Go to the Hill Country, seventy miles northwest of San Antonio. It is a resort section used by the people from the Gulf cities when the summer heat down there becomes unbearable. During the winter it is pretty quiet and thus accommodations that, during the summer months, rent for two and three hundred a month can be obtained for fifty and sixty. And it is almost as warm as Florida.
We stayed at a place called Bon Aire Lodge six miles from Ingram, Texas, "the only all rock town in the U.S.." They stamp that on outgoing letters. Bon Aire Lodge isn't a lodge. The proprietor purchased the mess hall from a P.W. camp, cut it into pieces and sprinkled the pieces around on a rocky hill. He paneled the inside in Mexican pine and had local stone masons rock the outside.
We rented a cabin that had yet to be rocked. After we were there a week, a truck dropped great slabs of white and brown stone beside the cabin. A few days later some lean and dusty men showed up with chipping hammers and went to work. During the chill of early morning we furnished the coffee.
The men talked to each other in a very normal fashion. "Mistuh Lee, would you kindly hand me that rock?' They has worked together for years and it was still on a mistuh basis.
They sang while they worked. It was a song we'd never heard before. No words to it. A mournful chant, plaintive and haunting.
We were sorry when the cabin was all rocked and they moved on.

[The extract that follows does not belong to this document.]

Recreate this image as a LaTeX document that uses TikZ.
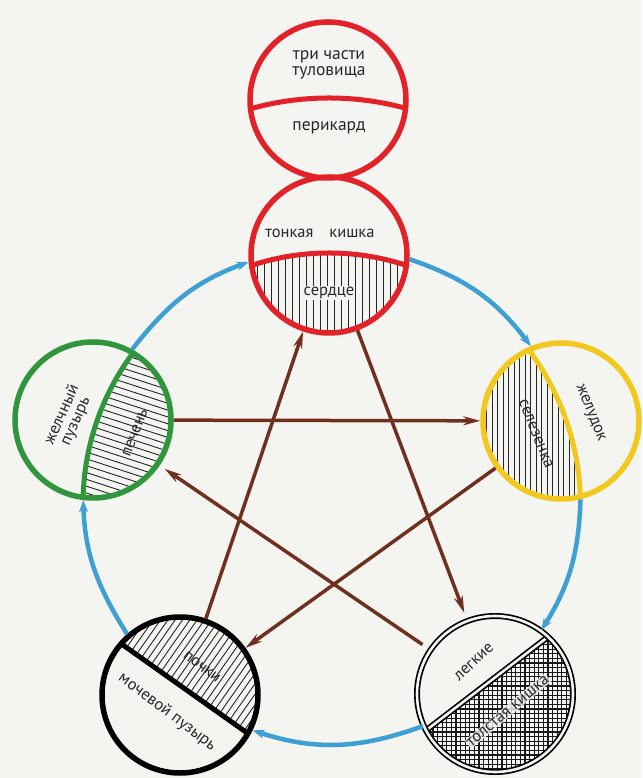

This summer, as the FM tower diagonally across the street from us was being built, we were walking near it. Suddenly he heard that same song. We found out the next day that the steelworkers who put up the tower came from Texas.
Last night we looked at the red lights blinking on the tower and thought of that plaintive song. We thought of the live oaks, the hillside goats, the Guadalupe River. We remembered sitting out in the sun in a swim suit while we hacked at the typewriter during February, March and April. We remembered the big-hatted, slow-talking men gathering, with their weathered-looking women at the stone schoolhouse during the evening to play dominoes.
If you get tired of ice and want to head down in that direction, let us know. We'll tell you whom to write to. That is, if you don't mind being envied.